Data entries —

START

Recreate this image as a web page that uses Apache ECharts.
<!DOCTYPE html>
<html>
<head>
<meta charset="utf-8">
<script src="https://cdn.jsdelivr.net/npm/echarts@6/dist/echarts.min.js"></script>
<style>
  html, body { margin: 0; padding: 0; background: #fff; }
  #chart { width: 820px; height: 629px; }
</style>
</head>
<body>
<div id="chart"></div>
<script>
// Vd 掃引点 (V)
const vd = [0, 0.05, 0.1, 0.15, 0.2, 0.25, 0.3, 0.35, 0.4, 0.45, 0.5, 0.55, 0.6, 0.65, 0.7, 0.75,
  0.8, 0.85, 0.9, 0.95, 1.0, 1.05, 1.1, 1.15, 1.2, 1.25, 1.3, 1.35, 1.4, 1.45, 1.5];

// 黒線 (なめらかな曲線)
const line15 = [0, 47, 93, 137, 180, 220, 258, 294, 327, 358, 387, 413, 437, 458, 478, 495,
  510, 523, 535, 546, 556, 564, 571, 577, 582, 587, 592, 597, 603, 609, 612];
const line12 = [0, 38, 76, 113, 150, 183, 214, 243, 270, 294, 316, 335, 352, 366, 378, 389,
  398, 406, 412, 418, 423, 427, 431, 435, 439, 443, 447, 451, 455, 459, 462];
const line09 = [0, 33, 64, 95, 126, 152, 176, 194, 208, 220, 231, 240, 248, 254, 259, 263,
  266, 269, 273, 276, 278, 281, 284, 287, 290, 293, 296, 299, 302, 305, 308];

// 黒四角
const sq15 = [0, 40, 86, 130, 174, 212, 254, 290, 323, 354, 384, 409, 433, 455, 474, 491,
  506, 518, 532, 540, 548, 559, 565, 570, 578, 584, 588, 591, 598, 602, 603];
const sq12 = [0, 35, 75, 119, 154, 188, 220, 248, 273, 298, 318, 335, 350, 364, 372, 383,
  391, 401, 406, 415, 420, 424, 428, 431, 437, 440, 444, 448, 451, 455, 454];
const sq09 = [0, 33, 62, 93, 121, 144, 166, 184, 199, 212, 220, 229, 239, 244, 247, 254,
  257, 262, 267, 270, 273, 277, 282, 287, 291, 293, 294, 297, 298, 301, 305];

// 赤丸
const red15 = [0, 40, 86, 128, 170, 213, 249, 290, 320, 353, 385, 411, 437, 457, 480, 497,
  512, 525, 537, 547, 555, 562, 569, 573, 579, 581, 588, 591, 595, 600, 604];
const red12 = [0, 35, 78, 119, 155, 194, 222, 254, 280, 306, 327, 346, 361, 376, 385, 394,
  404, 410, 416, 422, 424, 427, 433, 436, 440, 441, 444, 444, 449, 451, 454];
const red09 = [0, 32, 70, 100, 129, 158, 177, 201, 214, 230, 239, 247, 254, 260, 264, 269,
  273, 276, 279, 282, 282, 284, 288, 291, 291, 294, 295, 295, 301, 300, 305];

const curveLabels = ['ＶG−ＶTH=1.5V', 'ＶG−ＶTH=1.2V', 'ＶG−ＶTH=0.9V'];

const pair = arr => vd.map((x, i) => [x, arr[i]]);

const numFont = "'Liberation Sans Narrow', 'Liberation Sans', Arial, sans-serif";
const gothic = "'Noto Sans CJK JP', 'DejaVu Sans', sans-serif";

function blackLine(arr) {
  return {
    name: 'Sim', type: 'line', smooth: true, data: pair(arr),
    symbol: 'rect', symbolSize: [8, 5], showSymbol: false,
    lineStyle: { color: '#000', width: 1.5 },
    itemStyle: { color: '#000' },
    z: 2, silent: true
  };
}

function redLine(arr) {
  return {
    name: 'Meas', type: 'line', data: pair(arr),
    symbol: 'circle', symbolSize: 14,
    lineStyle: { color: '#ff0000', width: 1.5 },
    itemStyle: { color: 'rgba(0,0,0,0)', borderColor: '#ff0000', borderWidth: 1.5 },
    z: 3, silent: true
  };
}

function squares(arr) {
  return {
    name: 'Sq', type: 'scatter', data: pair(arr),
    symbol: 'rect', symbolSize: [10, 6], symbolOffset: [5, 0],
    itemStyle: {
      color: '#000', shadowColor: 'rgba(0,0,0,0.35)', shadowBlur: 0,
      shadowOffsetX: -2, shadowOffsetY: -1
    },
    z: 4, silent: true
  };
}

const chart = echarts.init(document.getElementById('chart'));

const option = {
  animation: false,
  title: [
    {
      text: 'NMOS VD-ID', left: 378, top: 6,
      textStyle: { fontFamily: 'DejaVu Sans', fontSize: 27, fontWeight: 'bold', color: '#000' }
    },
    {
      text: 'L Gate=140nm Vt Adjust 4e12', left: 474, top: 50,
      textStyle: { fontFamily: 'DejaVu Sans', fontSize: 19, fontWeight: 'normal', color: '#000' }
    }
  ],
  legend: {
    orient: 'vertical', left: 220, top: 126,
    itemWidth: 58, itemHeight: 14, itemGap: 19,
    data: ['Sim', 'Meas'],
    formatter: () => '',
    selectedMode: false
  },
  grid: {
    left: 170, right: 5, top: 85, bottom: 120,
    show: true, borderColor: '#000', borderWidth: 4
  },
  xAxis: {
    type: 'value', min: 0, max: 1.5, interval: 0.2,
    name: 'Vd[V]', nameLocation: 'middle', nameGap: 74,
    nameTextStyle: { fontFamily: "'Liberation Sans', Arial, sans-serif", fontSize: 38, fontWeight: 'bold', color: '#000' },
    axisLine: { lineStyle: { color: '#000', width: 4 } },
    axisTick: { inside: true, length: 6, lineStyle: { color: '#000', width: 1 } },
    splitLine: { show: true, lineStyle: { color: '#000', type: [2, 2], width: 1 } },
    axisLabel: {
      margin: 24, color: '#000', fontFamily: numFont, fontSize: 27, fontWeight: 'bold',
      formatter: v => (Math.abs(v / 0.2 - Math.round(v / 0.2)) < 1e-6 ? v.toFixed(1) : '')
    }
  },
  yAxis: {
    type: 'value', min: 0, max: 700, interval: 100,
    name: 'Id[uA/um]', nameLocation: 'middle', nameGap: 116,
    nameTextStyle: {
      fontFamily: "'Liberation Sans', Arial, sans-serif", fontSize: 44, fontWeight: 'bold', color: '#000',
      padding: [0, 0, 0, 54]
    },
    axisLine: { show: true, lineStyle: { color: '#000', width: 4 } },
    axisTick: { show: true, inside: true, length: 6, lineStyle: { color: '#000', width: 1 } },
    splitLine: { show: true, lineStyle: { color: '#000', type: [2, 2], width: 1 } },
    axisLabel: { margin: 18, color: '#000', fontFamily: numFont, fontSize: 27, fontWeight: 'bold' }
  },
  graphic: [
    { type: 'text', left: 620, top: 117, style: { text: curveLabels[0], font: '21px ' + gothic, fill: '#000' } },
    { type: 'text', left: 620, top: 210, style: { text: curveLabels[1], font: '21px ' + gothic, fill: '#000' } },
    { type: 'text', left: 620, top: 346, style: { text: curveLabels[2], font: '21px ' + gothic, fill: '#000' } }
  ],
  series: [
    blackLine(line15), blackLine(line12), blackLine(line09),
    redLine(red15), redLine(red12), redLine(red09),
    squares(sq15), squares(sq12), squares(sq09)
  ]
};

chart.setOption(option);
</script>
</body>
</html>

END
START

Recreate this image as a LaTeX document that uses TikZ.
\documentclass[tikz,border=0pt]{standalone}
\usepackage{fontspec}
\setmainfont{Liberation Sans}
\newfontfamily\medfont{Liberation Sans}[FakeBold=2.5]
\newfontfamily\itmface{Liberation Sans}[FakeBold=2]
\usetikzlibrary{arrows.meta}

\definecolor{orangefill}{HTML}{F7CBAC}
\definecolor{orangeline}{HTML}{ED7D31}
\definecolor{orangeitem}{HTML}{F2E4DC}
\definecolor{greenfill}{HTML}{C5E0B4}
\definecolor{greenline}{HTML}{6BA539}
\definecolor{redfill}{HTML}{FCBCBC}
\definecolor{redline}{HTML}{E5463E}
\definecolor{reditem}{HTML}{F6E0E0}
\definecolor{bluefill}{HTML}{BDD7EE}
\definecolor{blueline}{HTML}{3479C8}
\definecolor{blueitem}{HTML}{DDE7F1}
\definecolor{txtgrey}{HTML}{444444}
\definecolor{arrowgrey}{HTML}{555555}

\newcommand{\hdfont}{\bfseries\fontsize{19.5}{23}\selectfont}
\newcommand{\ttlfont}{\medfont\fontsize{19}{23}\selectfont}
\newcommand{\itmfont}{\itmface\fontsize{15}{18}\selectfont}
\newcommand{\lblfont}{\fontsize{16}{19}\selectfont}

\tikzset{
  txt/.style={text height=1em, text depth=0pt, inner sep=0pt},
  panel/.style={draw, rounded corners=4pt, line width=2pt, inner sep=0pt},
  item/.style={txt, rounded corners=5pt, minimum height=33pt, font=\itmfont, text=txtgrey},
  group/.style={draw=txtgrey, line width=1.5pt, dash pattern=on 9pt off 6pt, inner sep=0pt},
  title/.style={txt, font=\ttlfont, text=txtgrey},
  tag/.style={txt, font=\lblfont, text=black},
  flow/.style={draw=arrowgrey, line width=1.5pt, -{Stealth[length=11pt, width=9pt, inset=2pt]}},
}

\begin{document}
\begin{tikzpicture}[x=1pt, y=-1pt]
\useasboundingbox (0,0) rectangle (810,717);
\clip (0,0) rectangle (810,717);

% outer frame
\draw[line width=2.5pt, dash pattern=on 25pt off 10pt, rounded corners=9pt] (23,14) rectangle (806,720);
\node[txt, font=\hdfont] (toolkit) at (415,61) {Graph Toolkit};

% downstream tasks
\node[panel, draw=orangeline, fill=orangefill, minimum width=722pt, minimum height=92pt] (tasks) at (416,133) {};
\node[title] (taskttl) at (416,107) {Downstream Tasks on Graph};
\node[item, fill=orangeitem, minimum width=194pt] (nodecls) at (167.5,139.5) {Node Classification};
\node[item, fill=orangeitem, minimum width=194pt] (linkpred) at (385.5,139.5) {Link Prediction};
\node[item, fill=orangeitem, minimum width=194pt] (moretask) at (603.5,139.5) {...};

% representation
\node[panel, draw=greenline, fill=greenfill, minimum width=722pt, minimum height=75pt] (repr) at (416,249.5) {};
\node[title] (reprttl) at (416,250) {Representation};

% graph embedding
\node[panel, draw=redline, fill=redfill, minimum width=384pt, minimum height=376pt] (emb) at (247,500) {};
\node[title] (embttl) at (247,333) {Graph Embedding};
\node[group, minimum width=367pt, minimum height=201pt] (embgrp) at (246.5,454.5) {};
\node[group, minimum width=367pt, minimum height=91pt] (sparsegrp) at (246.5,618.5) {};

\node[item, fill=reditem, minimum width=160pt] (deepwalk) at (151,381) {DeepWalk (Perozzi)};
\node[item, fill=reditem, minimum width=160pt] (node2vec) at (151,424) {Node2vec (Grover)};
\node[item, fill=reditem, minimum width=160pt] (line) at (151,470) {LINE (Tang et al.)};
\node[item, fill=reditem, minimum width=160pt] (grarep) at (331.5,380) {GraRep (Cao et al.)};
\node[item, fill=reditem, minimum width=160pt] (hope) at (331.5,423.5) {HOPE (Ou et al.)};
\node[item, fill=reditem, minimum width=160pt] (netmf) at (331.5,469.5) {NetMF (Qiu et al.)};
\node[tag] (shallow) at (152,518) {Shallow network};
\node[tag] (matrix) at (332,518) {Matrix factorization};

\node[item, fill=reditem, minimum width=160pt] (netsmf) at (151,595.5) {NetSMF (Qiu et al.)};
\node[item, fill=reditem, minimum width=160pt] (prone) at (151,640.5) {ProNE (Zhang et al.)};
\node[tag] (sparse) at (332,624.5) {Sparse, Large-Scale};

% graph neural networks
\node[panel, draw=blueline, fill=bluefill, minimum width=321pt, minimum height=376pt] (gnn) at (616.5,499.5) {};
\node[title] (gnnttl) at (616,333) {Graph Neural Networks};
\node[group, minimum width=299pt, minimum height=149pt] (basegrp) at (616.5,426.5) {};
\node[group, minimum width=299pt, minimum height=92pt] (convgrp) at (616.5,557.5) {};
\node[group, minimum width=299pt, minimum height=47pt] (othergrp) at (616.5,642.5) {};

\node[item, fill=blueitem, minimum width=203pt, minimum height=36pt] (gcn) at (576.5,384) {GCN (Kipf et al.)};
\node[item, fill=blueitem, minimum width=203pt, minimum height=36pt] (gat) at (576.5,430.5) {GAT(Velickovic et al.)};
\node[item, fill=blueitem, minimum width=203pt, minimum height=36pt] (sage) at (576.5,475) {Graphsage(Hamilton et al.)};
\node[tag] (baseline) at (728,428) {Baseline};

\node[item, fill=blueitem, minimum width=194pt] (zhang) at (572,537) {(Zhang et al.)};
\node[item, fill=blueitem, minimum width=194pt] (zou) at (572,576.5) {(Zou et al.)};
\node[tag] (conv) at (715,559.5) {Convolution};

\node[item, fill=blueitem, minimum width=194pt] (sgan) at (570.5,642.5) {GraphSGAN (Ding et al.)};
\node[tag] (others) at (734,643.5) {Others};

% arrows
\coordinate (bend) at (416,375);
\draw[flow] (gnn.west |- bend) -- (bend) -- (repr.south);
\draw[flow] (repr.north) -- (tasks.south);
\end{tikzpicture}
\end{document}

END

What is being asked —
Identify the lines that contain the string "uses", and copy every one of them.

Output —
Recreate this image as a web page that uses Apache ECharts.
Recreate this image as a LaTeX document that uses TikZ.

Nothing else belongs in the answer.